Masked men raced around Port-au-Prince on motorbikes, firing their guns into the air, blocking major roads with burning tyres and bringing the Haitian capital to a standstill.
At one stage, the rioters flooded into the airport, trapping the prime minister, Ariel Henry, inside, and also attempted to break into Henry’s residence.
Given the extreme gang violence that has seized Haiti in the past year, the disorder was in some ways unsurprising.
This time, however, it was not the bandits terrorising the capital, but the country’s police force: enraged by a spate of police killings, officers took to the streets last week to demand a government response.
The riots were initially attributed to Fantom 509, a group of renegade cops who broke rank in 2020 and 2021, but as the protests spread it became clear it was not just a disruptive minority.
“Fantom 509 is very likely involved, but the protests are wider than that,” said Renata Segura, deputy director for Latin America and the Caribbean at the International Crisis Group.
Haiti has long been plagued by political turbulence and gang warfare, but has been plunged further into chaos since 2021 after the assassination of President Jovenel Moïse.
The country now has not a single elected official and gangs control two-thirds of the capital. In their wake, the criminals have left unprecedented hunger, rampant human rights abuses and a deadly outbreak of cholera.
Now the police force itself is in revolt.
“Police officers feel the authorities do not care about their lives and taking to the street is the only way to be heard,”said Francisco Occil, spokesperson for Synapoha, a police union.
The catalyst that set off the latest rebellion was a grisly video showing the bodies of six young police officers lying naked on the floor, their weapons laid on top of them – a morbid attempt to humiliate the officers and demonstrate the power of the gangs.

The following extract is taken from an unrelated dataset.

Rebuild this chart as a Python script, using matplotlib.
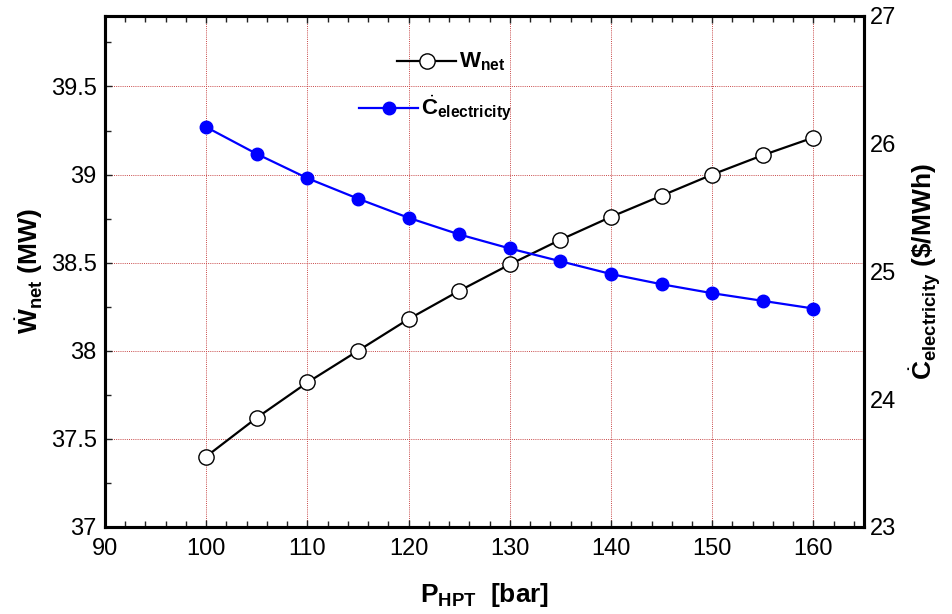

The six officers, killed in the shootout with the Savien gang in the town of Liancourt, bring the number of officers killed in January to 15. At least 54 officers were killed by the gangs in 2022.
“What led to this level of outrage among officers is that they feel that their lives are worthless to the authorities and that they are being used as pawns in power games controlled by politicians,” said Diego Da Rin, an International Crisis Group Consultant and expert on Haiti.
The Caribbean nation has only 9,500 police officers serving its population of 12 million and they must fulfil many security roles, including those of the army. Haiti’s military was disbanded in 1995 for launching a series of coups and committing human rights abuses.
But Haiti’s security forces are outgunned by the gangs who flash their cash and automatic weapons on social media. They are also poorly led, said Louis-Henri Mars, the director of the Haitian peacebuilding non-profit Lakou Lapè.
When the latest killings were met by silence from public officials it added to officers’ suspicions that they are viewed by elites as cannon fodder.

“So many young guys are getting killed and so far there’s been no reaction from the hierarchy except a press release,” Henri-Mars says. “Officers don’t read press releases! And when they are getting killed by the dozen, they don’t need press releases! They need a Napoleon in full war-gear down on the frontline … There is a real lack of leadership here.”
Officers feel officials make little effort to console the families of those killed in combat and whose bodies are frequently left rotting in gang strongholds, Occil said.
More than 3,000 officers have left the force since the beginning of 2021, Occil said, many as families asked them to drop out to avoid being killed.
Henry requested international military support to help take on the gangs in October 2022 but so far western nations have been reluctant to dispatch troops.
Like every institution in Haiti, the police force is highly infiltrated by criminal networks. Low-grade officers paid less than $200 (£162) a month are easily bought off by warlords while senior government officials sometimes commandeer units to wage warfare on behalf of gangs.
The police have also been accused of attacking the press as a way to silence criticism and shut down protests.
But in a failed state with no military, the force remains the last line of defence between criminals and the Haitian population, said Occil. But to succeed they need vehicles and weaponry, he said.
“It might seem outside of Haiti that the national police is not so powerful and somehow ineffective but we have the will to combat crime. We just lack the means.”
Occil said that the union did not advocate violent protest, but expected they will intensify if action is not taken quickly by the prime minister.
A day after the riot, prime minister Henry and the country’s police director, Frantz Elbé, made a public call for calm and pledged new actions to respond to the attacks against police officers.
Elbé announced the launch of “Operation Tornado”, a national counter-offensive against the gangs and assured that police stations across the country would be reinforced. New weapons and equipment are on their way but their shipment is delayed, the police director said.
The gangs responded more swiftly.
The day after the announcement of Operation Tornado, the Vitelhomme clan, notorious for assassinating the director of the police academy, used the cover of night to besiege a police station on the outskirts of the capital, using heavy machinery in the attack.
“This is a dark omen for the future of the Haitian police,” Da Rin said.